Michael Burman <miburman>

Status:

CLOSED WONTFIX

QA Contact:

Mike Foley <mfoley>

Severity:

medium

Docs Contact:

Priority:

low

Version:

JON 3.3.10

CC:

loleary, miburman

Target Milestone:

ER01

Keywords:

Triaged

Target Release:

JON 3.3.11

Hardware:

Unspecified

OS:

Unspecified

Whiteboard:

Fixed In Version:

Doc Type:

If docs needed, set a value

Doc Text:

Story Points:

---

Clone Of:

Environment:

Last Closed:

2018-04-05 16:58:03 UTC

Type:

Bug

Regression:

---

Mount Type:

---

Documentation:

---

CRM:

Verified Versions:

Category:

---

oVirt Team:

---

RHEL 7.3 requirements from Atomic Host:

Cloudforms Team:

---

Target Upstream Version:

Embargoed:

Attachments:

Description	Flags
all logs	none

Description Filip Brychta 2018-02-16 09:06:28 UTC

Created attachment 1396902 [details]
all logs

Description of problem:
$Summary

Version-Release number of selected component (if applicable):
JON 3.3.10

How reproducible:
Sometimes

Steps to Reproduce:
1. prepare postgres db to be able to accept remote connections on host 1
2. unzip jon-server-3.3.0.GA.zip and jon-plugins-patch-3.3.0.GA.zip (CP10)
3. apply the patch jon-server-3.3.0.GA-update-10/apply-updates.sh jon-server-3.3.0.GA
4. install the server: jon-server-3.3.0.GA/bin/rhqctl install
5. start it and wait until it's fully up
6. install additional jon server and storage node on another host 2
   a) unzip jon-server-3.3.0.GA.zip and jon-plugins-patch-3.3.0.GA.zip (CP10)
   b) apply the patch jon-server-3.3.0.GA-update-10/apply-updates.sh jon-server-3.3.0.GA
   c) edit jon-server-3.3.0.GA/bin/rhq-server.properties to use postgres on host 1
   d) install the server: jon-server-3.3.0.GA/bin/rhqctl install
   e) start it and wait until it's fully up
7. restart services on host 2 jon-server-3.3.0.GA/bin/rhqctl restart


Actual results:
AntiEntropySessions resource on host 2 is marked as down and following warns are thrown to agent.log:
WARN  [MeasurementManager.collector-1] (rhq.core.pc.measurement.MeasurementCollectorRunner)- Failure to collect measurement data for Resource[id=10221, uuid=4fdd7c18-b65b-487b-adcb-03381ae9473f, type={RHQStorage}ConfigurableInternalServerMetrics, key=org.apache.cassandra.internal:type=AntiEntropySessions, name=Anti Entropy Sessions, parent=RHQ Storage Node(fbr-pre-ha2.bc.jonqe.lab.eng.bos.redhat.com)] - cause: java.lang.IllegalStateException:EMS bean was null for Resource with type [ResourceType[id=0, name=ConfigurableInternalServerMetrics, plugin=RHQStorage, category=Service]] and key [org.apache.cassandra.internal:type=AntiEntropySessions].

Expected results:
All expected resources are UP and no warnings in logs

Additional info:
AntiEntropySessions resource becomes up again after StorageNodeManager.runClusterMaintenance() operation invoked.

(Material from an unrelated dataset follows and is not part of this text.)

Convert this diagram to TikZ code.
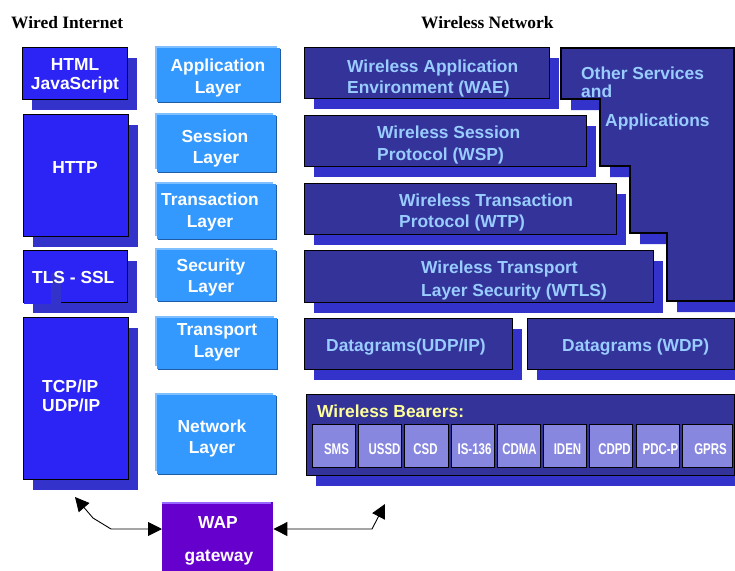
\documentclass[tikz,border=0pt]{standalone}
\usepackage{fontspec}
\setmainfont{Liberation Sans}
\newfontfamily\serifb{Liberation Serif}
\newfontfamily\narrowf[FakeStretch=0.74]{Liberation Sans}
\usetikzlibrary{arrows.meta}

\definecolor{wiredc}{HTML}{2B24F5}
\definecolor{shadc}{HTML}{3333CC}
\definecolor{navyc}{HTML}{333399}
\definecolor{navytxt}{HTML}{99CCFF}
\definecolor{layerc}{HTML}{3399FF}
\definecolor{layerhi}{HTML}{80BFFF}
\definecolor{layerlo}{HTML}{1F5CA6}
\definecolor{wapc}{HTML}{6600CC}
\definecolor{waphi}{HTML}{9966FF}
\definecolor{bearc}{HTML}{8787E0}
\definecolor{beartxt}{HTML}{FFFF99}

% plain box node from corner (x0,y0) to corner (x1,y1)
\newcommand\blk[6]{%
  \node[#1, anchor=north west, inner sep=0pt,
        minimum width={((#5)-(#3))*1pt}, minimum height={((#6)-(#4))*1pt}]
        (#2) at ({#3},{#4}) {};}
% box with a solid offset shadow
\newcommand\sblk[6]{%
  \fill[shadc] ({(#3)+10},{(#4)+11}) rectangle ({(#5)+10},{(#6)+11});
  \blk{#1}{#2}{#3}{#4}{#5}{#6}}
% bevelled layer box
\newcommand\lyr[5]{%
  \fill[layerhi] ({#2},{#3}) rectangle ({(#4)-4},{(#5)-4});
  \fill[layerlo] ({(#2)+3},{(#3)+3}) rectangle ({#4},{#5});
  \blk{layerbox}{#1}{(#2)+2}{(#3)+2}{(#4)-1}{(#5)-1}}

\begin{document}
\begin{tikzpicture}[x=1pt,y=-1pt,
  hdr/.style={font=\serifb\bfseries\fontsize{17.4}{20}\selectfont, inner sep=0pt},
  bold/.style={font=\bfseries\fontsize{17.4}{20}\selectfont, inner sep=0pt},
  wtxt/.style={bold, text=white},
  ntxt/.style={bold, text=navytxt},
  btxt/.style={font=\narrowf\bfseries\fontsize{15.5}{17}\selectfont, text=white, inner sep=0pt},
  wiredbox/.style={fill=wiredc, draw=black, line width=1.3pt},
  navybox/.style={fill=navyc, draw=black, line width=1.2pt},
  layerbox/.style={fill=layerc},
  bearbox/.style={fill=bearc, draw=black, line width=1.1pt},
  wapbox/.style={fill=wapc},
  conn/.style={draw=black, line width=0.9pt,
    {Triangle[length=14pt,width=14pt]}-{Triangle[length=14pt,width=14pt]}}]

\useasboundingbox (0,0) rectangle (735,570);
\clip (0,0) rectangle (735,570);

% headings
\node[hdr, anchor=base west] (hwired) at (11,28) {Wired Internet};
\node[hdr, anchor=base west] (hwless) at (421,28) {Wireless Network};

% wired internet stack
\sblk{wiredbox}{html}{22}{47}{127}{99}
\sblk{wiredbox}{http}{23}{114}{128}{236}
\sblk{wiredbox}{tls}{23}{250}{127}{302}
\fill[shadc] (34,273) rectangle (61,313);
\fill[wiredc] (24,263) rectangle (51,303.5);
\sblk{wiredbox}{tcp}{23}{317}{128}{479}

\node[wtxt, anchor=base] (html1) at (75,70) {HTML};
\node[wtxt, anchor=base] (html2) at (75,89) {JavaScript};
\node[wtxt, anchor=base] (http1) at (75,173) {HTTP};
\node[wtxt, anchor=base west] (tls1) at (32,283) {TLS - SSL};
\node[wtxt, anchor=base west] (tcp1) at (42,392) {TCP/IP};
\node[wtxt, anchor=base west] (tcp2) at (42,411) {UDP/IP};

% reference layers
\lyr{lapp}{155}{46}{281}{103}
\lyr{lses}{155}{113}{277}{173}
\lyr{ltra}{155}{182}{277}{240}
\lyr{lsec}{155}{248}{277}{302}
\lyr{ltrp}{155}{316}{278}{370}
\lyr{lnet}{155}{393}{277}{475}

\node[wtxt, anchor=base] (lapp1) at (218,71) {Application};
\node[wtxt, anchor=base] (lapp2) at (218,93) {Layer};
\node[wtxt, anchor=base] (lses1) at (215,142) {Session};
\node[wtxt, anchor=base] (lses2) at (216,163) {Layer};
\node[wtxt, anchor=base] (ltra1) at (210,205) {Transaction};
\node[wtxt, anchor=base] (ltra2) at (210,227) {Layer};
\node[wtxt, anchor=base] (lsec1) at (211,271) {Security};
\node[wtxt, anchor=base] (lsec2) at (211,292) {Layer};
\node[wtxt, anchor=base] (ltrp1) at (217,335) {Transport};
\node[wtxt, anchor=base] (ltrp2) at (217,357) {Layer};
\node[wtxt, anchor=base] (lnet1) at (212,432) {Network};
\node[wtxt, anchor=base] (lnet2) at (212,453) {Layer};

% wireless stack
\fill[shadc] (571,59) -- (744,59) -- (744,312) -- (677,312) -- (677,244)
  -- (640,244) -- (640,177) -- (610,177) -- (610,110) -- (571,110) -- cycle;
\filldraw[navybox] (561,48) -- (734,48) -- (734,301) -- (667,301) -- (667,233)
  -- (630,233) -- (630,166) -- (600,166) -- (600,99) -- (561,99) -- cycle;

\sblk{navybox}{wae}{304}{47}{549}{98}
\sblk{navybox}{wsp}{304}{115}{586}{166}
\sblk{navybox}{wtp}{304}{183}{616}{234}
\sblk{navybox}{wtls}{304}{250}{653}{302}
\sblk{navybox}{dudp}{304}{318}{512}{369}
\sblk{navybox}{dwdp}{527}{318}{734}{369}
\sblk{navybox}{bear}{306}{394}{734}{475}

\node[ntxt, anchor=base west] (oth1) at (581,79) {Other Services};
\node[ntxt, anchor=base west] (oth2) at (581,97) {and};
\node[ntxt, anchor=base west] (oth3) at (605,126) {Applications};
\node[ntxt, anchor=base west] (wae1) at (347,72) {Wireless Application};
\node[ntxt, anchor=base west] (wae2) at (347,93) {Environment (WAE)};
\node[ntxt, anchor=base west] (wsp1) at (377,138) {Wireless Session};
\node[ntxt, anchor=base west] (wsp2) at (377,160) {Protocol (WSP)};
\node[ntxt, anchor=base west] (wtp1) at (399,206) {Wireless Transaction};
\node[ntxt, anchor=base west] (wtp2) at (399,227) {Protocol (WTP)};
\node[ntxt, anchor=base west] (wtls1) at (421,273) {Wireless Transport};
\node[ntxt, anchor=base west] (wtls2) at (421,296) {Layer Security (WTLS)};
\node[ntxt, anchor=base west] (dudp1) at (326,351) {Datagrams(UDP/IP)};
\node[ntxt, anchor=base west] (dwdp1) at (562,351) {Datagrams (WDP)};

\node[bold, text=beartxt, anchor=base west] (bear1) at (317,417) {Wireless Bearers:};
\foreach \i/\xa/\xb/\xt/\lbl in {1/312/355/336.5/SMS, 2/358/401/384.5/USSD,
    3/404/448/425.5/CSD, 4/451/494/474.5/IS-136, 5/497/540/519.5/CDMA,
    6/543/586/567.5/IDEN, 7/589/632/614.5/CDPD, 8/636/679/660.5/PDC-P,
    9/682/732/710.5/GPRS}{
  \blk{bearbox}{bb\i}{\xa}{424}{\xb}{467}
  \node[btxt, anchor=base] (bt\i) at (\xt,454) {\lbl};
}

% gateway
\blk{wapbox}{wap}{162}{502}{273}{580}
\draw[waphi, line width=1.5pt] (162,502.75) -- (271,502.75);
\node[wtxt, anchor=base] (wap1) at (218,528) {WAP};
\node[wtxt, anchor=base] (wap2) at (219,561) {gateway};

% links from the gateway to both sides
\coordinate (ltip) at (75,497);
\coordinate (lb2) at (93,518);
\coordinate (lb1) at (111,529);
\coordinate (rb) at (372,529);
\coordinate (rtip) at (385,504);
\draw[conn] (ltip) -- (lb2) -- (lb1) -- (lb1 -| wap.west);
\draw[conn] (rb -| wap.east) -- (rb) -- (rtip);
\end{tikzpicture}
\end{document}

I saw this issue even after upgrade of JON 3.3.0 HA env to JON3.3.10 when upgrading hosts one by one without stopping services on other host

All logs from both hosts are attached. Note that NPE in server log is reported in bz1544424 and "Connection refused to host: 127.0.0.1" WARNs in agent.log are reported in bz1545698

Comment 4 Larry O'Leary 2018-04-05 16:58:03 UTC

As indicated in Bug 1084056, the decision to resolve this was to add support for the missing availability policy (supportsMissingAvailabilityType). This allows the user to set the Administration > Configuration > Missing Resource Policy for the RHQ Storage Node / ConfigurableInternalServerMetrics resource type to IGNORE or UNINVENTORY to prevent this transient resource from continuously being reported as DOWN while cluster repair is not executing.

Closing as WONTFIX.